The third-quarter revenue jump for Elevidys came after the FDA expanded the therapy’s label in late June to make it available to the vast majority of people with Duchenne, a genetic disorder that usually affects boys and steadily causes their muscles to degenerate. Second-quarter sales for the product had fallen below analyst expectations, but executives expressed confidence that growing demand would lead to an uptick in revenue.
SRP-5051 is tailored to Duchenne patients who have mutations in exon 51 of the dystrophin gene, and the company saw it as a new-generation treatment to build on its approved therapy, Exondys 51. The drug was designed with an improved form of the “exon skipping” technology that underlies its predecessor.
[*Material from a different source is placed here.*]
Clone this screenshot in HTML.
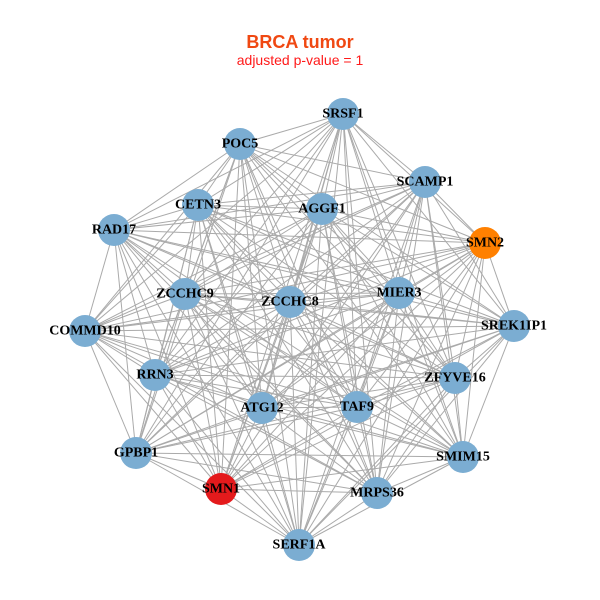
<!DOCTYPE html>
<html><head><meta charset="utf-8"><style>
html,body{margin:0;padding:0;background:#fff;}
svg{display:block;}
.l{font-family:"Liberation Serif",serif;font-weight:bold;font-size:14px;fill:#000;text-anchor:middle;dominant-baseline:central;}
</style></head><body>
<svg id="s" width="600" height="600" viewBox="0 0 600 600">
<g id="e" stroke="#aaaaaa" stroke-width="1"></g>
<g id="n"></g>
<text x="300" y="48" text-anchor="middle" font-family="Liberation Sans,sans-serif" font-weight="bold" font-size="18" fill="#F04812">BRCA tumor</text>
<text x="300" y="65" text-anchor="middle" font-family="Liberation Sans,sans-serif" font-size="14" fill="#FF1A1A">adjusted p-value = 1</text>
<g id="t">
<text class="l" x="343" y="114">SRSF1</text>
<text class="l" x="240" y="144">POC5</text>
<text class="l" x="425" y="182">SCAMP1</text>
<text class="l" x="198" y="205">CETN3</text>
<text class="l" x="322" y="209">AGGF1</text>
<text class="l" x="114" y="230">RAD17</text>
<text class="l" x="485" y="243">SMN2</text>
<text class="l" x="185" y="294">ZCCHC9</text>
<text class="l" x="290" y="302">ZCCHC8</text>
<text class="l" x="399" y="293">MIER3</text>
<text class="l" x="85" y="331">COMMD10</text>
<text class="l" x="514" y="326">SREK1IP1</text>
<text class="l" x="155" y="375">RRN3</text>
<text class="l" x="455" y="378">ZFYVE16</text>
<text class="l" x="262" y="408">ATG12</text>
<text class="l" x="357" y="407">TAF9</text>
<text class="l" x="136" y="453">GPBP1</text>
<text class="l" x="463" y="457">SMIM15</text>
<text class="l" x="221" y="489">SMN1</text>
<text class="l" x="377" y="493">MRPS36</text>
<text class="l" x="299" y="545">SERF1A</text>
</g>
</svg>
<script>
var P=[[343,114],[240,144],[425,182],[198,205],[322,209],[114,230],[485,243],[185,294],[290,302],[399,293],[85,331],[514,326],[155,375],[455,378],[262,408],[357,407],[136,453],[463,457],[221,489],[377,493],[299,545]];
var C={6:"#FF8000",18:"#E41A1C"};
var ns="http://www.w3.org/2000/svg",e=document.getElementById("e"),n=document.getElementById("n");
for(var i=0;i<P.length;i++)for(var j=i+1;j<P.length;j++){var l=document.createElementNS(ns,"line");l.setAttribute("x1",P[i][0]);l.setAttribute("y1",P[i][1]);l.setAttribute("x2",P[j][0]);l.setAttribute("y2",P[j][1]);e.appendChild(l);}
for(var i=0;i<P.length;i++){var c=document.createElementNS(ns,"circle");c.setAttribute("cx",P[i][0]);c.setAttribute("cy",P[i][1]);c.setAttribute("r",16);c.setAttribute("fill",C[i]||"#7BADD2");n.appendChild(c);}
</script>
</body></html>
But testing showed that while SRP-5051 may be more effective than Exondys 51, it also led some patients to suffer from prolonged low levels of magnesium.
Originally, company officials thought the condition, known as hypomagnesia, could be managed and monitored, but it persisted in some patients even after they stopped treatment with the drug, Rodino-Klapac said. Now, the company has decided to stop development of SRP-5051 and so-called PPMO drugs like it.
Sales of Sarepta’s three marketed exon-skipping drugs, which include Exondys 51, are likely to continue to grow and won’t be affected much by competition from Elevidys until after next year, analysts said. Those medicines generated combined revenue of about $249 million in the third quarter.
“We support the company’s decision to discontinue the development of its PPMO franchise, given its first gene therapy appears to be a commercial success and is well on its way to being a blockbuster product,” William Blair analyst Sami Corwin wrote in a note to clients.